**TO BE DONE**
Restate the whole of the material. Keep every word, and drop the pictures.

___

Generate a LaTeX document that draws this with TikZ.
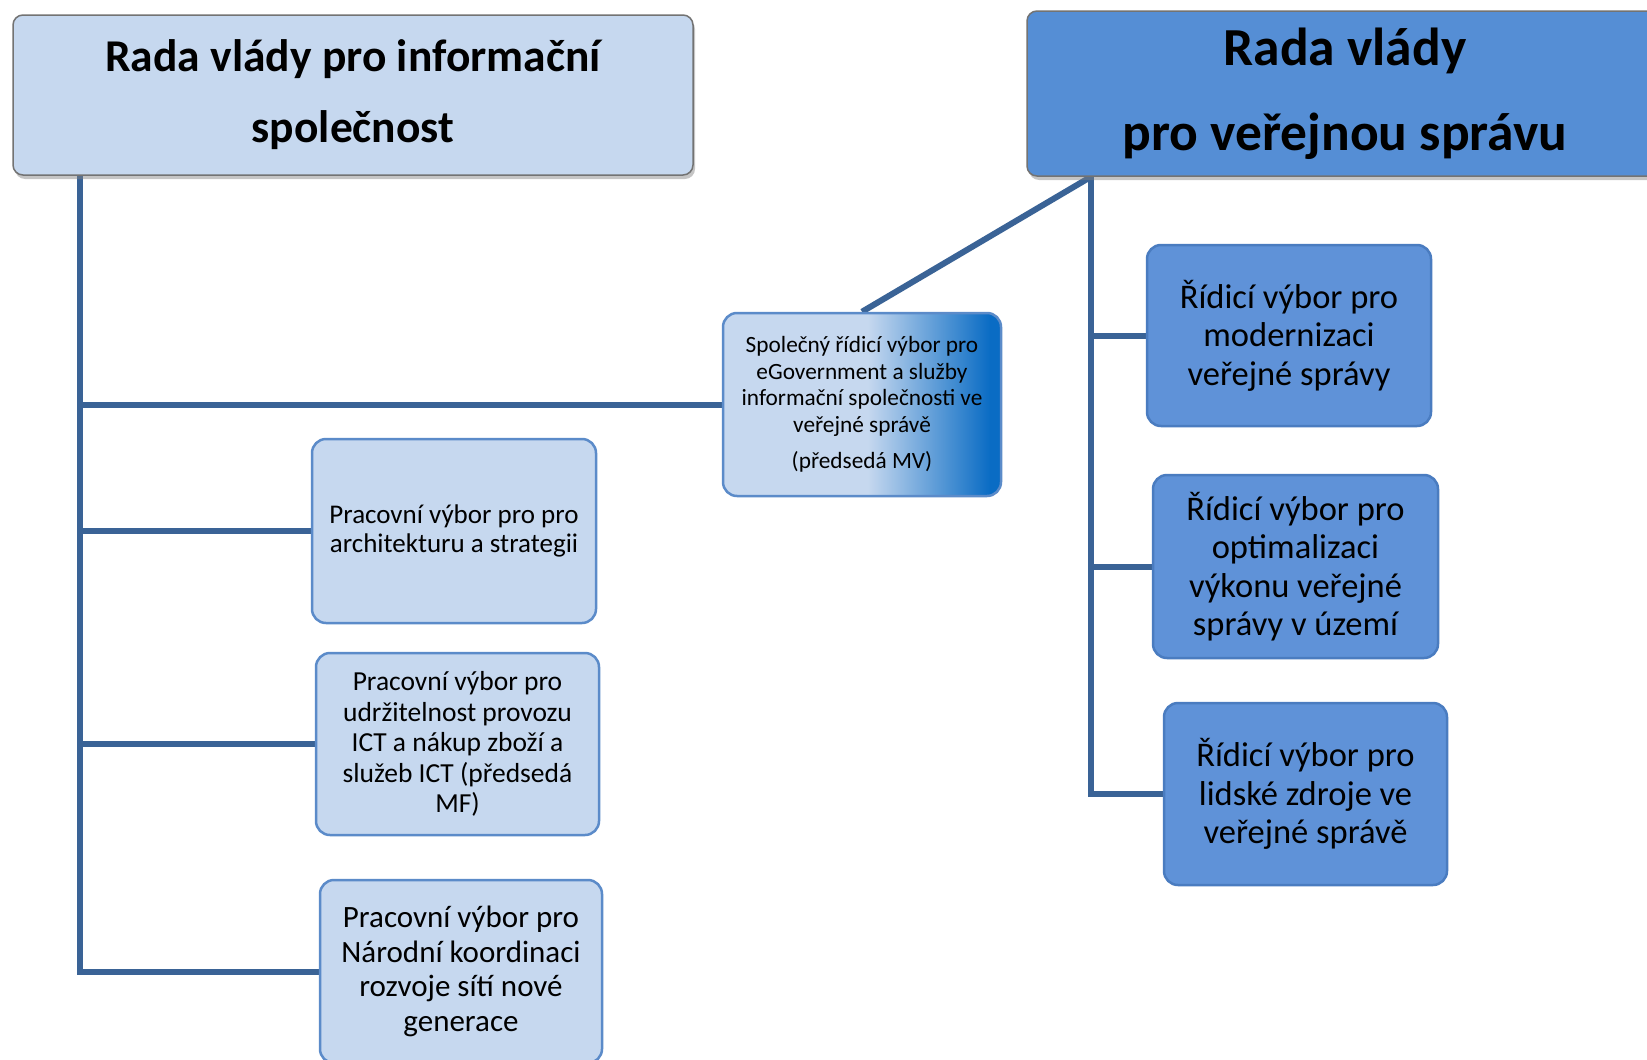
\documentclass[tikz,border=0pt]{standalone}
\usepackage{fontspec}
\setmainfont{Carlito}
\usetikzlibrary{shadows,backgrounds}
\definecolor{lightbox}{HTML}{C6D8EF}
\definecolor{lightborder}{HTML}{5B8BC9}
\definecolor{darkbox}{HTML}{5F92D8}
\definecolor{darkborder}{HTML}{4A7CC0}
\definecolor{topdark}{HTML}{558ED5}
\definecolor{linec}{HTML}{3A6396}
\definecolor{gradD}{HTML}{0A6CC4}
\pgfdeclarehorizontalshading{midshade}{100bp}{color(0bp)=(lightbox); color(51bp)=(lightbox); color(73bp)=(gradD); color(100bp)=(gradD)}
\tikzset{
  topbox/.style={draw=black!55, line width=1.5pt, rounded corners=10pt,
    drop shadow={shadow xshift=2pt, shadow yshift=-4pt, opacity=0.45},
    align=center, inner sep=0pt},
  lightnode/.style={fill=lightbox, draw=lightborder, line width=2.5pt, rounded corners=14pt,
    align=center, inner sep=0pt},
  darknode/.style={fill=darkbox, draw=darkborder, line width=2.5pt, rounded corners=14pt,
    align=center, inner sep=0pt},
  conn/.style={draw=linec, line width=6pt},
}
\begin{document}
\begin{tikzpicture}[x=1pt,y=-1pt]
\useasboundingbox (0,0) rectangle (1647,1060);
\clip (0,0) rectangle (1647,1060);

\node[topbox, fill=lightbox, minimum width=680pt, minimum height=160pt,
  font=\fontsize{45.5}{71}\selectfont\bfseries] (TL) at (353,95)
  {Rada vlády pro informační\\společnost};
\node[topbox, fill=topdark, minimum width=636pt, minimum height=165pt,
  font=\fontsize{53.5}{85}\selectfont\bfseries] (TR) at (1345,93.5)
  {Rada vlády\\pro veřejnou správu};

\node[lightnode, shading=midshade, draw=lightborder, minimum width=278pt, minimum height=183pt,
  font=\fontsize{23.3}{26.5}\selectfont] (M) at (862,404.5)
  {Společný řídicí výbor pro\\eGovernment a služby\\informační společnosti ve\\veřejné správě\\[10pt](předsedá MV)};

\node[lightnode, minimum width=284pt, minimum height=184pt,
  font=\fontsize{27}{29.5}\selectfont] (A) at (454,531)
  {Pracovní výbor pro pro\\architekturu a strategii};
\node[lightnode, minimum width=283pt, minimum height=182pt,
  font=\fontsize{27.5}{30.5}\selectfont] (B) at (457.5,744)
  {Pracovní výbor pro\\udržitelnost provozu\\ICT a nákup zboží a\\služeb ICT (předsedá\\MF)};
\node[lightnode, minimum width=282pt, minimum height=183pt,
  font=\fontsize{31}{34.7}\selectfont] (C) at (461,971.5)
  {Pracovní výbor pro\\Národní koordinaci\\rozvoje sítí nové\\generace};

\node[darknode, minimum width=284pt, minimum height=181pt,
  font=\fontsize{34.5}{38.5}\selectfont] (R1) at (1289,335.5)
  {Řídicí výbor pro\\modernizaci\\veřejné správy};
\node[darknode, minimum width=285pt, minimum height=183pt,
  font=\fontsize{34.5}{38.5}\selectfont] (R2) at (1295.5,566.5)
  {Řídicí výbor pro\\optimalizaci\\výkonu veřejné\\správy v území};
\node[darknode, minimum width=283pt, minimum height=182pt,
  font=\fontsize{34.5}{38.5}\selectfont] (R3) at (1305.5,794)
  {Řídicí výbor pro\\lidské zdroje ve\\veřejné správě};

\coordinate (tl) at (80,972);
\coordinate (tr) at (1091,795);

\begin{scope}[on background layer]
  \fill[white] (0,0) rectangle (1647,1060);
  \draw[conn] (TL.south -| tl) -- (C.west -| tl) -- (C.west);
  \draw[conn] (M.west -| tl) -- (M.west);
  \draw[conn] (A.west -| tl) -- (A.west);
  \draw[conn] (B.west -| tl) -- (B.west);
  \draw[conn] (TR.south -| tr) -- (R3.west -| tr) -- (R3.west);
  \draw[conn] (R1.west -| tr) -- (R1.west);
  \draw[conn] (R2.west -| tr) -- (R2.west);
  \draw[conn] (M.north) -- (TR.south -| tr);
\end{scope}
\end{tikzpicture}
\end{document}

___

**OUTPUT FOR THIS TASK**
Generate a LaTeX document that draws this with TikZ.
\documentclass[tikz,border=0pt]{standalone}
\usepackage{fontspec}
\setmainfont{Carlito}
\usetikzlibrary{shadows,backgrounds}
\definecolor{lightbox}{HTML}{C6D8EF}
\definecolor{lightborder}{HTML}{5B8BC9}
\definecolor{darkbox}{HTML}{5F92D8}
\definecolor{darkborder}{HTML}{4A7CC0}
\definecolor{topdark}{HTML}{558ED5}
\definecolor{linec}{HTML}{3A6396}
\definecolor{gradD}{HTML}{0A6CC4}
\pgfdeclarehorizontalshading{midshade}{100bp}{color(0bp)=(lightbox); color(51bp)=(lightbox); color(73bp)=(gradD); color(100bp)=(gradD)}
\tikzset{
  topbox/.style={draw=black!55, line width=1.5pt, rounded corners=10pt,
    drop shadow={shadow xshift=2pt, shadow yshift=-4pt, opacity=0.45},
    align=center, inner sep=0pt},
  lightnode/.style={fill=lightbox, draw=lightborder, line width=2.5pt, rounded corners=14pt,
    align=center, inner sep=0pt},
  darknode/.style={fill=darkbox, draw=darkborder, line width=2.5pt, rounded corners=14pt,
    align=center, inner sep=0pt},
  conn/.style={draw=linec, line width=6pt},
}
\begin{document}
\begin{tikzpicture}[x=1pt,y=-1pt]
\useasboundingbox (0,0) rectangle (1647,1060);
\clip (0,0) rectangle (1647,1060);

\node[topbox, fill=lightbox, minimum width=680pt, minimum height=160pt,
  font=\fontsize{45.5}{71}\selectfont\bfseries] (TL) at (353,95)
  {Rada vlády pro informační\\společnost};
\node[topbox, fill=topdark, minimum width=636pt, minimum height=165pt,
  font=\fontsize{53.5}{85}\selectfont\bfseries] (TR) at (1345,93.5)
  {Rada vlády\\pro veřejnou správu};

\node[lightnode, shading=midshade, draw=lightborder, minimum width=278pt, minimum height=183pt,
  font=\fontsize{23.3}{26.5}\selectfont] (M) at (862,404.5)
  {Společný řídicí výbor pro\\eGovernment a služby\\informační společnosti ve\\veřejné správě\\[10pt](předsedá MV)};

\node[lightnode, minimum width=284pt, minimum height=184pt,
  font=\fontsize{27}{29.5}\selectfont] (A) at (454,531)
  {Pracovní výbor pro pro\\architekturu a strategii};
\node[lightnode, minimum width=283pt, minimum height=182pt,
  font=\fontsize{27.5}{30.5}\selectfont] (B) at (457.5,744)
  {Pracovní výbor pro\\udržitelnost provozu\\ICT a nákup zboží a\\služeb ICT (předsedá\\MF)};
\node[lightnode, minimum width=282pt, minimum height=183pt,
  font=\fontsize{31}{34.7}\selectfont] (C) at (461,971.5)
  {Pracovní výbor pro\\Národní koordinaci\\rozvoje sítí nové\\generace};

\node[darknode, minimum width=284pt, minimum height=181pt,
  font=\fontsize{34.5}{38.5}\selectfont] (R1) at (1289,335.5)
  {Řídicí výbor pro\\modernizaci\\veřejné správy};
\node[darknode, minimum width=285pt, minimum height=183pt,
  font=\fontsize{34.5}{38.5}\selectfont] (R2) at (1295.5,566.5)
  {Řídicí výbor pro\\optimalizaci\\výkonu veřejné\\správy v území};
\node[darknode, minimum width=283pt, minimum height=182pt,
  font=\fontsize{34.5}{38.5}\selectfont] (R3) at (1305.5,794)
  {Řídicí výbor pro\\lidské zdroje ve\\veřejné správě};

\coordinate (tl) at (80,972);
\coordinate (tr) at (1091,795);

\begin{scope}[on background layer]
  \fill[white] (0,0) rectangle (1647,1060);
  \draw[conn] (TL.south -| tl) -- (C.west -| tl) -- (C.west);
  \draw[conn] (M.west -| tl) -- (M.west);
  \draw[conn] (A.west -| tl) -- (A.west);
  \draw[conn] (B.west -| tl) -- (B.west);
  \draw[conn] (TR.south -| tr) -- (R3.west -| tr) -- (R3.west);
  \draw[conn] (R1.west -| tr) -- (R1.west);
  \draw[conn] (R2.west -| tr) -- (R2.west);
  \draw[conn] (M.north) -- (TR.south -| tr);
\end{scope}
\end{tikzpicture}
\end{document}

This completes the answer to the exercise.